Problem requirements:
Output the full listing below exactly as it reads, and skip anything that is a picture.

Data shown:
########

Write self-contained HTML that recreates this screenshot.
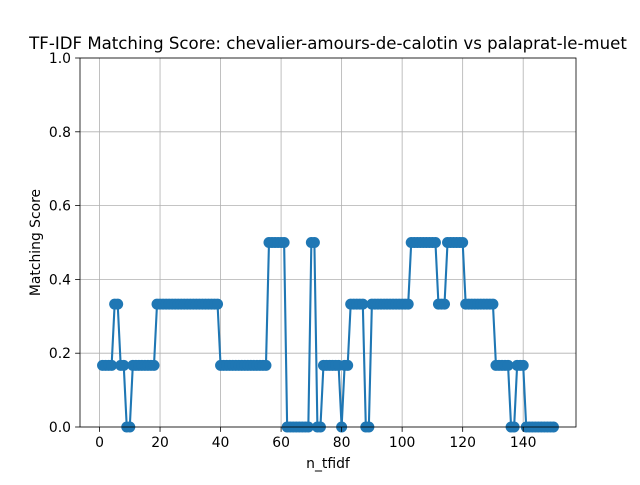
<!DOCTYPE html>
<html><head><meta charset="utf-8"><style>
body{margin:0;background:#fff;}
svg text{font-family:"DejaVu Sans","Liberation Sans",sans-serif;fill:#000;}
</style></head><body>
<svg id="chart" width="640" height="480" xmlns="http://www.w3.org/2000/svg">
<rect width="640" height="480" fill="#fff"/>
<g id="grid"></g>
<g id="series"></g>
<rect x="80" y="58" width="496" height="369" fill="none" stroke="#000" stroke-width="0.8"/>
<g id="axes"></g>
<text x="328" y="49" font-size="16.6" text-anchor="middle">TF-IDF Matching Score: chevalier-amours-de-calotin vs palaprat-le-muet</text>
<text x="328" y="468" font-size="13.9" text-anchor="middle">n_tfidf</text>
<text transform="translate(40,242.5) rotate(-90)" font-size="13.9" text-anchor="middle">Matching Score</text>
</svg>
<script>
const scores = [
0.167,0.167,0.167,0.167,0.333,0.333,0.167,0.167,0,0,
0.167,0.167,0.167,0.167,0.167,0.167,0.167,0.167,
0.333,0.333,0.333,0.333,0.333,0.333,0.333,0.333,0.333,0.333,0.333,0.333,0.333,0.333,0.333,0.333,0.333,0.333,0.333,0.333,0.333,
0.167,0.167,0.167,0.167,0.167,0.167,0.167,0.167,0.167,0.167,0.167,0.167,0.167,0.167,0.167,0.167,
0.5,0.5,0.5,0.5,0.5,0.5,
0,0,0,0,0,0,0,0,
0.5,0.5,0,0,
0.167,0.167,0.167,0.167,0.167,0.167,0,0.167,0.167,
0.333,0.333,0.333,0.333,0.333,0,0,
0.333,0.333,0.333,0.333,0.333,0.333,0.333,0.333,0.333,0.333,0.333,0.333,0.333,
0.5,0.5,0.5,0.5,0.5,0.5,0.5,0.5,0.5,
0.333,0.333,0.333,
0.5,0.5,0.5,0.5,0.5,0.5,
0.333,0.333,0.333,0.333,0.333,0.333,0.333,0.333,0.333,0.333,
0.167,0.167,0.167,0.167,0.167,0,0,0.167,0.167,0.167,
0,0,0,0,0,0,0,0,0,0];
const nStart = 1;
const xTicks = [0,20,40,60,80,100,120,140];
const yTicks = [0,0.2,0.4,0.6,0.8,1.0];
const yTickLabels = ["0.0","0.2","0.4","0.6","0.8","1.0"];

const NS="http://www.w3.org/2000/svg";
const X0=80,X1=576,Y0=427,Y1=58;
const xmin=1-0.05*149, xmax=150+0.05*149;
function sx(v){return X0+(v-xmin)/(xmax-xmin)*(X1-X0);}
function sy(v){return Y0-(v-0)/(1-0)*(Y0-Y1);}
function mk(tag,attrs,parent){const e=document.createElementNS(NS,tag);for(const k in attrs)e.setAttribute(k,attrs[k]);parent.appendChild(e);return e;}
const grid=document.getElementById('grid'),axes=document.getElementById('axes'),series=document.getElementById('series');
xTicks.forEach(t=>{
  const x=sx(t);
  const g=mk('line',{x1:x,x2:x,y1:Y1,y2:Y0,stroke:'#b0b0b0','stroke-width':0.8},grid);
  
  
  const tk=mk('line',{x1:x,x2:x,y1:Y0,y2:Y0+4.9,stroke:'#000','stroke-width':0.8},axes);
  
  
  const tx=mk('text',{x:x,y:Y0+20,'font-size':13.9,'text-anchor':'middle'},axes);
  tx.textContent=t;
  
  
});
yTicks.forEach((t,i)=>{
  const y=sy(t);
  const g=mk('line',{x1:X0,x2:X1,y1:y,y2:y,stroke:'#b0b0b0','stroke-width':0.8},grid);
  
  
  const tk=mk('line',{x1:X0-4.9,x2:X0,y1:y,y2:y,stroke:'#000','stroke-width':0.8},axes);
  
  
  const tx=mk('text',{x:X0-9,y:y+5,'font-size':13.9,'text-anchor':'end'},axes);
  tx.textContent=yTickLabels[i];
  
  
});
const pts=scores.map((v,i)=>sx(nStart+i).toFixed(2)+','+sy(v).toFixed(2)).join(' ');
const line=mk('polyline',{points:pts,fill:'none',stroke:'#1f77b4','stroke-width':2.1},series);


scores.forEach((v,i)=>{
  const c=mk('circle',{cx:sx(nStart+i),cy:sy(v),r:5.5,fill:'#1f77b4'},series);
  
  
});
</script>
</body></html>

########

Complete response:
Write self-contained HTML that recreates this screenshot.
<!DOCTYPE html>
<html><head><meta charset="utf-8"><style>
body{margin:0;background:#fff;}
svg text{font-family:"DejaVu Sans","Liberation Sans",sans-serif;fill:#000;}
</style></head><body>
<svg id="chart" width="640" height="480" xmlns="http://www.w3.org/2000/svg">
<rect width="640" height="480" fill="#fff"/>
<g id="grid"></g>
<g id="series"></g>
<rect x="80" y="58" width="496" height="369" fill="none" stroke="#000" stroke-width="0.8"/>
<g id="axes"></g>
<text x="328" y="49" font-size="16.6" text-anchor="middle">TF-IDF Matching Score: chevalier-amours-de-calotin vs palaprat-le-muet</text>
<text x="328" y="468" font-size="13.9" text-anchor="middle">n_tfidf</text>
<text transform="translate(40,242.5) rotate(-90)" font-size="13.9" text-anchor="middle">Matching Score</text>
</svg>
<script>
const scores = [
0.167,0.167,0.167,0.167,0.333,0.333,0.167,0.167,0,0,
0.167,0.167,0.167,0.167,0.167,0.167,0.167,0.167,
0.333,0.333,0.333,0.333,0.333,0.333,0.333,0.333,0.333,0.333,0.333,0.333,0.333,0.333,0.333,0.333,0.333,0.333,0.333,0.333,0.333,
0.167,0.167,0.167,0.167,0.167,0.167,0.167,0.167,0.167,0.167,0.167,0.167,0.167,0.167,0.167,0.167,
0.5,0.5,0.5,0.5,0.5,0.5,
0,0,0,0,0,0,0,0,
0.5,0.5,0,0,
0.167,0.167,0.167,0.167,0.167,0.167,0,0.167,0.167,
0.333,0.333,0.333,0.333,0.333,0,0,
0.333,0.333,0.333,0.333,0.333,0.333,0.333,0.333,0.333,0.333,0.333,0.333,0.333,
0.5,0.5,0.5,0.5,0.5,0.5,0.5,0.5,0.5,
0.333,0.333,0.333,
0.5,0.5,0.5,0.5,0.5,0.5,
0.333,0.333,0.333,0.333,0.333,0.333,0.333,0.333,0.333,0.333,
0.167,0.167,0.167,0.167,0.167,0,0,0.167,0.167,0.167,
0,0,0,0,0,0,0,0,0,0];
const nStart = 1;
const xTicks = [0,20,40,60,80,100,120,140];
const yTicks = [0,0.2,0.4,0.6,0.8,1.0];
const yTickLabels = ["0.0","0.2","0.4","0.6","0.8","1.0"];

const NS="http://www.w3.org/2000/svg";
const X0=80,X1=576,Y0=427,Y1=58;
const xmin=1-0.05*149, xmax=150+0.05*149;
function sx(v){return X0+(v-xmin)/(xmax-xmin)*(X1-X0);}
function sy(v){return Y0-(v-0)/(1-0)*(Y0-Y1);}
function mk(tag,attrs,parent){const e=document.createElementNS(NS,tag);for(const k in attrs)e.setAttribute(k,attrs[k]);parent.appendChild(e);return e;}
const grid=document.getElementById('grid'),axes=document.getElementById('axes'),series=document.getElementById('series');
xTicks.forEach(t=>{
  const x=sx(t);
  const g=mk('line',{x1:x,x2:x,y1:Y1,y2:Y0,stroke:'#b0b0b0','stroke-width':0.8},grid);
  
  
  const tk=mk('line',{x1:x,x2:x,y1:Y0,y2:Y0+4.9,stroke:'#000','stroke-width':0.8},axes);
  
  
  const tx=mk('text',{x:x,y:Y0+20,'font-size':13.9,'text-anchor':'middle'},axes);
  tx.textContent=t;
  
  
});
yTicks.forEach((t,i)=>{
  const y=sy(t);
  const g=mk('line',{x1:X0,x2:X1,y1:y,y2:y,stroke:'#b0b0b0','stroke-width':0.8},grid);
  
  
  const tk=mk('line',{x1:X0-4.9,x2:X0,y1:y,y2:y,stroke:'#000','stroke-width':0.8},axes);
  
  
  const tx=mk('text',{x:X0-9,y:y+5,'font-size':13.9,'text-anchor':'end'},axes);
  tx.textContent=yTickLabels[i];
  
  
});
const pts=scores.map((v,i)=>sx(nStart+i).toFixed(2)+','+sy(v).toFixed(2)).join(' ');
const line=mk('polyline',{points:pts,fill:'none',stroke:'#1f77b4','stroke-width':2.1},series);


scores.forEach((v,i)=>{
  const c=mk('circle',{cx:sx(nStart+i),cy:sy(v),r:5.5,fill:'#1f77b4'},series);
  
  
});
</script>
</body></html>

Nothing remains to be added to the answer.